Does God Really Expect Us To Control Ourselves?

We live in a world that is in constant turmoil and chaos. People are murdering other people over mundane things. Children are raped and molested on a daily basis. Lying, stealing, and cheating are second nature to some. We see many people who commit fornication to fulfill their sexual urges. Does God really expect us to control ourselves?

God has never given an impossible commandment. He wants us to show self-control. Self-control is best described as self-discipline or self-denial. The Greek word for "self-control" comes from two words, the preposition meaning "in", and the verb meaning "to hold", hence suggesting a holding of oneself in.

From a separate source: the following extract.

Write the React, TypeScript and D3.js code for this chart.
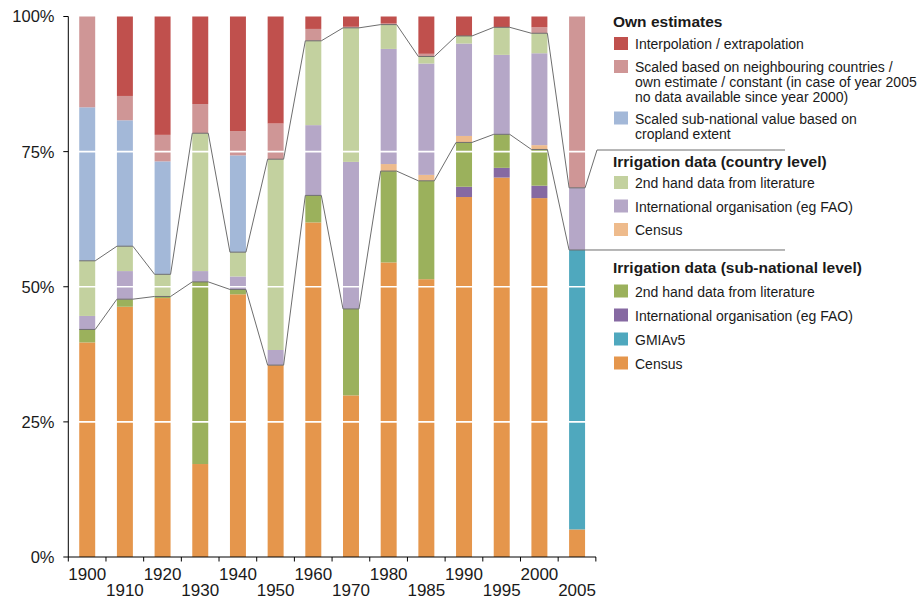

The apostle Paul best described the fleshly spiritual war that each of us face in Romans 7:19, "For the good that I will to do, I do not do, but the evil I will not to do, that I practice." Paul, as most of us do, had a struggle in his own body to do what is right. How did he overcome this battle? By exercising self-discipline. Consider this passage, "But I discipline my body and bring it into subjection. . . lest I myself should become disqualified" (I Corinthians 9:27). The best way to gain self-control is to, "Commit your works to the Lord, and your thoughts will be established" (Proverbs 16:3). If we have our minds focused on godly things we will not have time to focus on fleshly things. In exercising self-control we each need to think back to the Mount of Olives, and remember the words Jesus Christ uttered, "... Not my will, but yours, be done" (Luke 22:42). The apostle Paul sums it up by saying, "Finally, brethren, whatever things are true, whatever things are noble, whatever things are just, whatever things are pure, whatever things are lovely, whatever things are of a good report, if there be any virtue and if there is anything praiseworthy--meditate on these things." (Philippians 4:6-8).